▶ _WHAT THIS TASK INVOLVES_: Set down only those lines that fall from the line containing "Emit a Python" through the line containing "1.635, 1.76, 1.99]", unchanged and without pictures.

RECORDS FOR PROCESSING start

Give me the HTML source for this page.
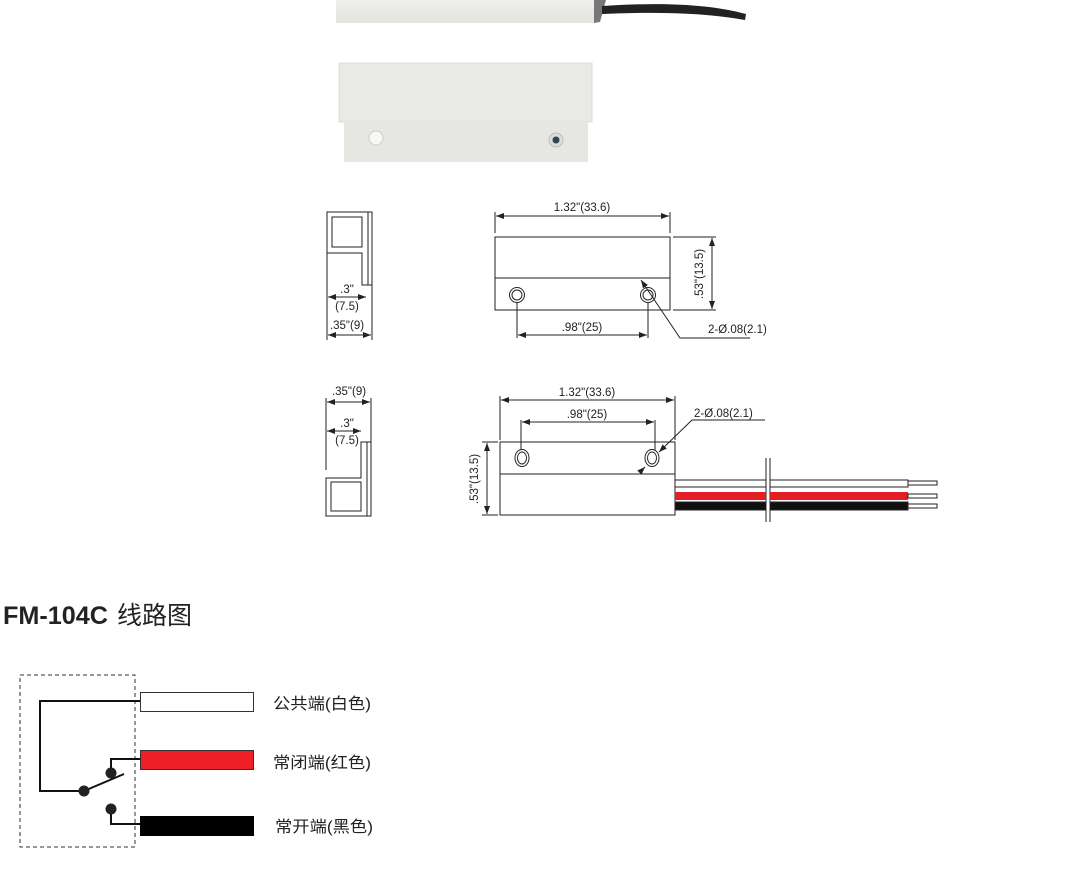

RECORDS FOR PROCESSING end
RECORDS FOR PROCESSING start

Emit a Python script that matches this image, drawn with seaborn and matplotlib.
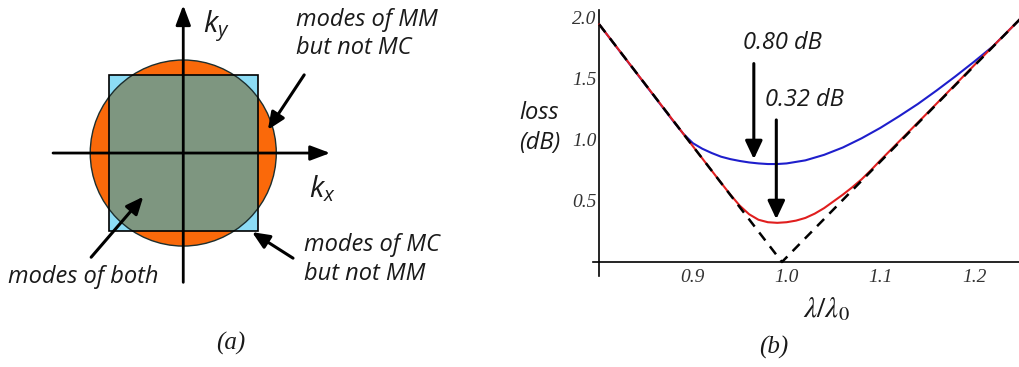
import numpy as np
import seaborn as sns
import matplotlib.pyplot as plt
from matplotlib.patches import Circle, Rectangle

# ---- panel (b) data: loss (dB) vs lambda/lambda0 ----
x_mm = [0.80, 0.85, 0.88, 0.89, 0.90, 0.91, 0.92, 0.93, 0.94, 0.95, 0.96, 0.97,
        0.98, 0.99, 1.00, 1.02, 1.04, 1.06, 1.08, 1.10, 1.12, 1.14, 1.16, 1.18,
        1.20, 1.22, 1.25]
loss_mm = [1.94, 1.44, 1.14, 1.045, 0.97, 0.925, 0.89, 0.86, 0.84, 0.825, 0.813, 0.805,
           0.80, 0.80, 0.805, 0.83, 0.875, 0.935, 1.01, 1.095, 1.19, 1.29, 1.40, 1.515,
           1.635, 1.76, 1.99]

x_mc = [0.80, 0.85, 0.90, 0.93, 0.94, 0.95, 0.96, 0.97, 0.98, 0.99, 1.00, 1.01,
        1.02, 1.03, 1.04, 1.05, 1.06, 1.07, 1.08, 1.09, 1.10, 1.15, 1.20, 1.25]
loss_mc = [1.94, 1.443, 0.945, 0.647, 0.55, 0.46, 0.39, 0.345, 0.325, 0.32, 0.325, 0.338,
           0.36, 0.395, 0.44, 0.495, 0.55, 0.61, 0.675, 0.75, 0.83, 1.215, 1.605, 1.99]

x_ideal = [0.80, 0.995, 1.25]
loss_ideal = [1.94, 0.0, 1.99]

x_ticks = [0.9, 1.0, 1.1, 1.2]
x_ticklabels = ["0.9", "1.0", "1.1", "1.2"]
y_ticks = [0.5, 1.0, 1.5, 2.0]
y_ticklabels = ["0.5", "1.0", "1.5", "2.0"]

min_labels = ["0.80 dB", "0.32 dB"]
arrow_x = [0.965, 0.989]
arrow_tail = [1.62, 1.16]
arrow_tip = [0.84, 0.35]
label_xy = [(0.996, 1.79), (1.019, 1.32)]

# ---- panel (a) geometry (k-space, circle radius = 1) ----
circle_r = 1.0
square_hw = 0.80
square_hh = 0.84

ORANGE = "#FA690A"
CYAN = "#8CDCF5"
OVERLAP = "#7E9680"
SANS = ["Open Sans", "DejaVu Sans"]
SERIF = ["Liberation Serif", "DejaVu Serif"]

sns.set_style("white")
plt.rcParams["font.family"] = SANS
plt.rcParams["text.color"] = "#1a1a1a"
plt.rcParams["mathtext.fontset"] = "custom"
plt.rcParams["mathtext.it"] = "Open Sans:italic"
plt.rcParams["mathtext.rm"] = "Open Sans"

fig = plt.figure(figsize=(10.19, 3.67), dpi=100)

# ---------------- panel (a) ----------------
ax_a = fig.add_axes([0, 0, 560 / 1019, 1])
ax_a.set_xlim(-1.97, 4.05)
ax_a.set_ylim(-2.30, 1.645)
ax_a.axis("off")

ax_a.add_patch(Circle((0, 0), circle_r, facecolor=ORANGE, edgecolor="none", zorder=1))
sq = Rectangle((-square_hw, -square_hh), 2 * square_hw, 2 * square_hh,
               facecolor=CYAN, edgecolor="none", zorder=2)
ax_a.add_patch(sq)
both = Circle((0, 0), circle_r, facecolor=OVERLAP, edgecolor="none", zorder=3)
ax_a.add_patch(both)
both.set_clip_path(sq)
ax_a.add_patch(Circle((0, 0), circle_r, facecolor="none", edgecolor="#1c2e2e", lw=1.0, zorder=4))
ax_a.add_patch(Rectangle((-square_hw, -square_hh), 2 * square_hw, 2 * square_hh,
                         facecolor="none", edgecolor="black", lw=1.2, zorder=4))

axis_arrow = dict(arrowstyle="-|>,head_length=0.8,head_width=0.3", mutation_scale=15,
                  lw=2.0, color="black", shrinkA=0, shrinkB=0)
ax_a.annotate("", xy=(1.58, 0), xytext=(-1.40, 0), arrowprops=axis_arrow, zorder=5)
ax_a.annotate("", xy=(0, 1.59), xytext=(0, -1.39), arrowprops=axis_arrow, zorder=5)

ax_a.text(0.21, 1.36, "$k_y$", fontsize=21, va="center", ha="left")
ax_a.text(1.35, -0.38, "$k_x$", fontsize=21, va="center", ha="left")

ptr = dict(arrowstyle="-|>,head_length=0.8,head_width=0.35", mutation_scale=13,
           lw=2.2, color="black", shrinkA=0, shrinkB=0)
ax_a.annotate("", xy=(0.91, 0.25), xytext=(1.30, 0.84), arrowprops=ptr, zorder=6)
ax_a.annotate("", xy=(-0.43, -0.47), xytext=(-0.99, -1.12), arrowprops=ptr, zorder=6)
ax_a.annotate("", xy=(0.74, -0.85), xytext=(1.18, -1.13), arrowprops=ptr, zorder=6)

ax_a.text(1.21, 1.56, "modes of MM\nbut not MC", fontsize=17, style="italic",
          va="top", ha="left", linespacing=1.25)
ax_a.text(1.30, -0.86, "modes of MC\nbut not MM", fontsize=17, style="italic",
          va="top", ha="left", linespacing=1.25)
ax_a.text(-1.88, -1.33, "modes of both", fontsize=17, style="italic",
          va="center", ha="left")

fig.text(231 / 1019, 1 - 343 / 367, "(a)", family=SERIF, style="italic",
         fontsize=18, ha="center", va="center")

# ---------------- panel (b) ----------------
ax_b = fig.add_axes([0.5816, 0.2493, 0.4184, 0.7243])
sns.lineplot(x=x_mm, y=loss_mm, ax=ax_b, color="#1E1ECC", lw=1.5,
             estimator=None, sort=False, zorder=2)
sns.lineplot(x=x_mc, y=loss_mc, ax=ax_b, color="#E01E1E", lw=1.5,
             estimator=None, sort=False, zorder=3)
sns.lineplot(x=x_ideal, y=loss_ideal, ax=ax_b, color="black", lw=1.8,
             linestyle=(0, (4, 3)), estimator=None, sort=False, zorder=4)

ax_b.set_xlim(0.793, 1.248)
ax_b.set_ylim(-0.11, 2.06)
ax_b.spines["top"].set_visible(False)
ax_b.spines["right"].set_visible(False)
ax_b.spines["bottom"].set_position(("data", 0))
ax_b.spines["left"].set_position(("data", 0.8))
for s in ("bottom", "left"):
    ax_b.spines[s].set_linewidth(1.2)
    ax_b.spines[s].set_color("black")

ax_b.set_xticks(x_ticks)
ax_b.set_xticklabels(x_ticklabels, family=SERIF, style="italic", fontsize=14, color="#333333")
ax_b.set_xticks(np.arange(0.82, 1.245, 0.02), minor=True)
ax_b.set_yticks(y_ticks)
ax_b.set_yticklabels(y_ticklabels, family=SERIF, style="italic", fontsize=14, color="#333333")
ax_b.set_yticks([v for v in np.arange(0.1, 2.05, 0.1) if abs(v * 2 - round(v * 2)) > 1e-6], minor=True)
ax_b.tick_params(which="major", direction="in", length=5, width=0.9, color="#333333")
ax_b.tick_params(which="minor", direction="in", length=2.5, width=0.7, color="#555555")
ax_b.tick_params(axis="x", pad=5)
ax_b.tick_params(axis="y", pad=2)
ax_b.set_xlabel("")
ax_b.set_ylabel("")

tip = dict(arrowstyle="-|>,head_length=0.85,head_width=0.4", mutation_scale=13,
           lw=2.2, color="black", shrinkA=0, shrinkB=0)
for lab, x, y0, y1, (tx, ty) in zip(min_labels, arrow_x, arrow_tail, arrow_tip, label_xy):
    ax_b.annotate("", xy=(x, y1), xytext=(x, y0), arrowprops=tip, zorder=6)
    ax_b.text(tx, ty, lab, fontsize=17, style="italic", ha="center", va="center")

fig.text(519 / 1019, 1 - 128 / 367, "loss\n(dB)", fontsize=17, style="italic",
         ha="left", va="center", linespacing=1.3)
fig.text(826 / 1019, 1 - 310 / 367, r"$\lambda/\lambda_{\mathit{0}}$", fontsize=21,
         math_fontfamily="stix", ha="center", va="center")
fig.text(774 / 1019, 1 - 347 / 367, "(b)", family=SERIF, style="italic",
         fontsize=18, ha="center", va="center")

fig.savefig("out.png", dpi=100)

RECORDS FOR PROCESSING end

▶ _RESPONSE FOR THIS EXERCISE_:
Emit a Python script that matches this image, drawn with seaborn and matplotlib.
import numpy as np
import seaborn as sns
import matplotlib.pyplot as plt
from matplotlib.patches import Circle, Rectangle

# ---- panel (b) data: loss (dB) vs lambda/lambda0 ----
x_mm = [0.80, 0.85, 0.88, 0.89, 0.90, 0.91, 0.92, 0.93, 0.94, 0.95, 0.96, 0.97,
        0.98, 0.99, 1.00, 1.02, 1.04, 1.06, 1.08, 1.10, 1.12, 1.14, 1.16, 1.18,
        1.20, 1.22, 1.25]
loss_mm = [1.94, 1.44, 1.14, 1.045, 0.97, 0.925, 0.89, 0.86, 0.84, 0.825, 0.813, 0.805,
           0.80, 0.80, 0.805, 0.83, 0.875, 0.935, 1.01, 1.095, 1.19, 1.29, 1.40, 1.515,
           1.635, 1.76, 1.99]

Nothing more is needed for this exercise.